Anderson bowled 14 of the first 15 overs from one end

Whilst he was wicketless in that spell, he tested the technique of the Indian batsmen the whole time. He was desperately unlucky not to have taken three wickets in that first spell, let alone just one. His peach to Ravi Ashwin later and in the day was just rewards for his efforts. He is still very much, even at 36, the leader of this England attack.

Stokes’ 100th Test wicket

After Curran’s game-changing spell in the morning and Anderson’s misfortune at the other end, England desperately needed a spell from Stokes to make the most of the swinging ball. Boy did he step up.

Stokes took his 100th Test wicket today

He bowled with sharp pace and prodigious swing. A handy combination.

His dismissal of Rahane came at a great time, just as he and Kohli were building a partnership whilst his wicket of Karthik, his 100th in Test cricket, was a beautiful peace of bowling, drawing the batsman forward and beating his inside edge. He was unlucky not to pick up more.

Two drops in two balls

The phrase bandied about by club cricketers everywhere of “one brings two here boys” came to fruition when Stokes took two wickets without conceding a run when the score was on 100. Not bad, you might think. Really though, it should have been “one brings four”.

With the score still on 100, Anderson drew an edge from Kohli straight into the hands of Malan at slip. Not a sitter, but you really expect those to be taken.

Malan’s drops proved costly

The very next ball Stokes found another Indian outside edge, this time with a proper snorter of a ball. This was an easier chance, but Cook never looked catching it.

England could have had India 100/6 and Kohli back in the hut for not much. Instead, Kohli and Pandya added 50, before the former went on to make what may well prove a match-defining hundred.

Kohli’s century

Yes he should have been caught early in his innings and yes he played and missed a few times against Anderson, but who hasn’t?
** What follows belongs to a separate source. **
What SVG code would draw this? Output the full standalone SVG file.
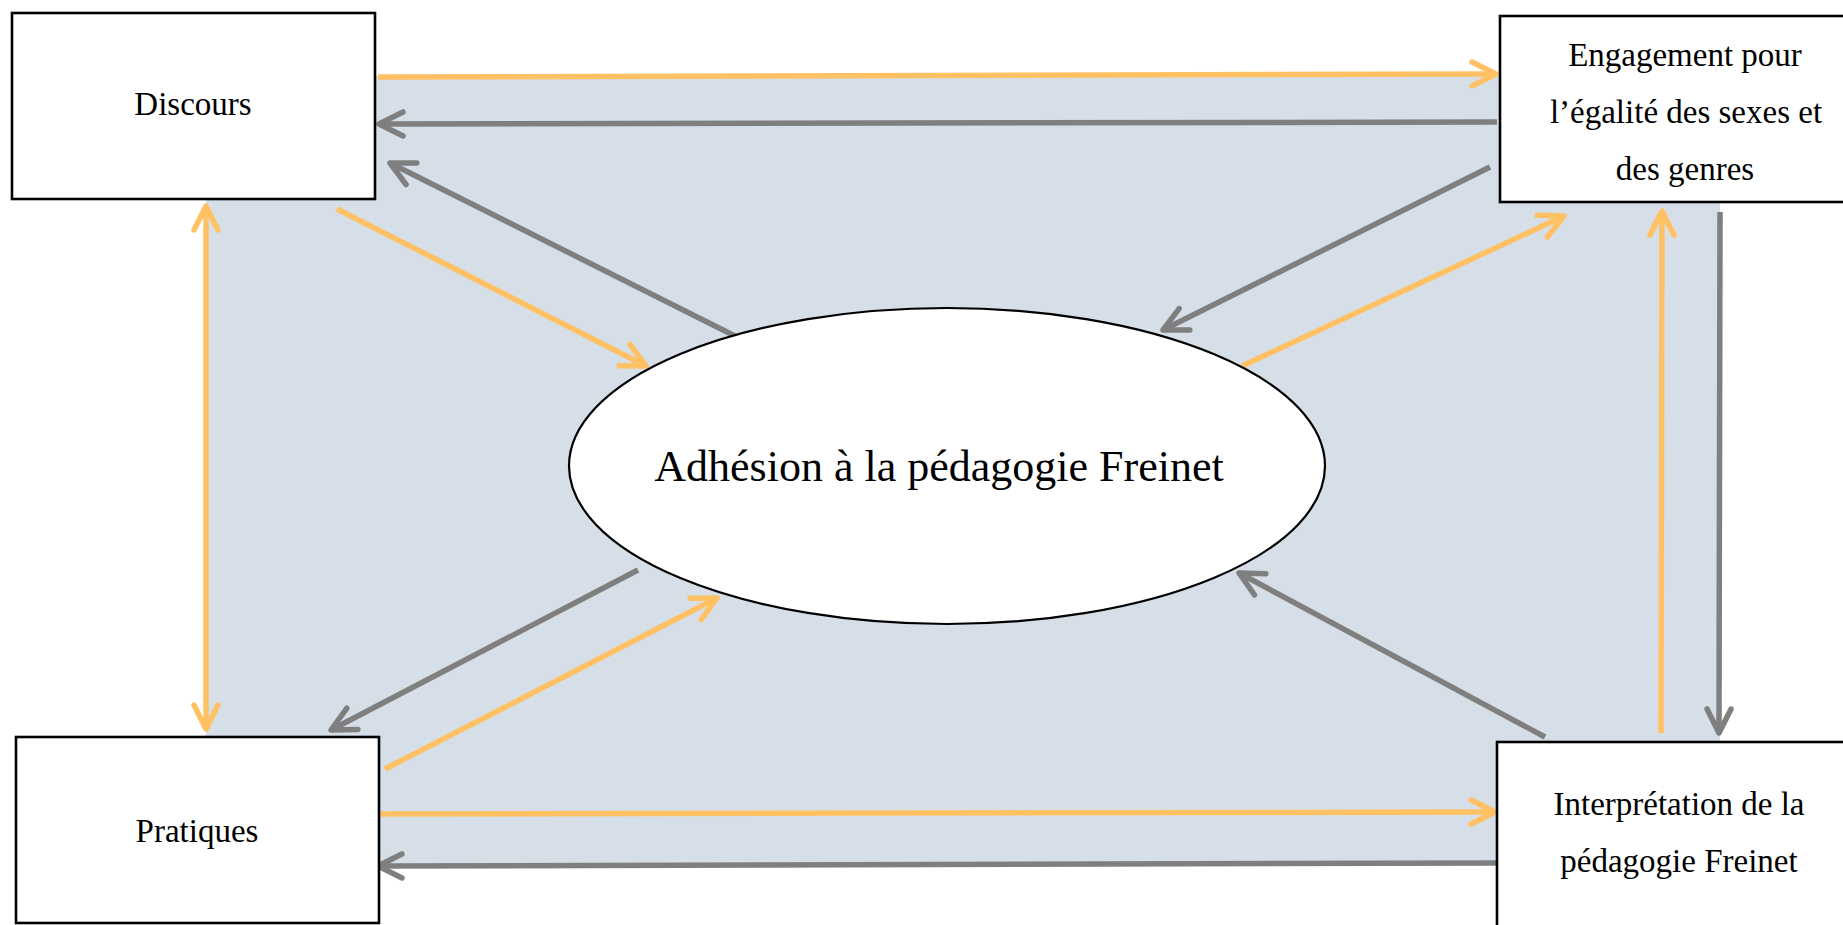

Kohli battled hard for his team

His battle against Anderson was probably the highlight of the day and the fact Kohli survived for so long will encourage him. The luck he had will probably also encourage the English bowlers as this innings won’t truly dispel all the concerns people had about his ability against the swinging ball going into the series.

Still though, the way he marshalled the tail to eke out every possible run was textbook Kohli. The bloody-minded way he negotiated the England attack to keep India in this game was brilliant. A century when no other batsman passed 26 is no mean feat.

And one more…

A day that had thrown up so much drama and intrigue threw up one more twist late in the day. Ravi Ashwin, given the new ball in a daring move by Kohli, increased his psychological hold over Cook with another beauty.

Look familiar?

It was almost a carbon copy of Cook’s dismissal in the first innings as the ball pitched on middle before turning past Cook’s half-hearted prod. It also just about gave India the advantage heading into day three.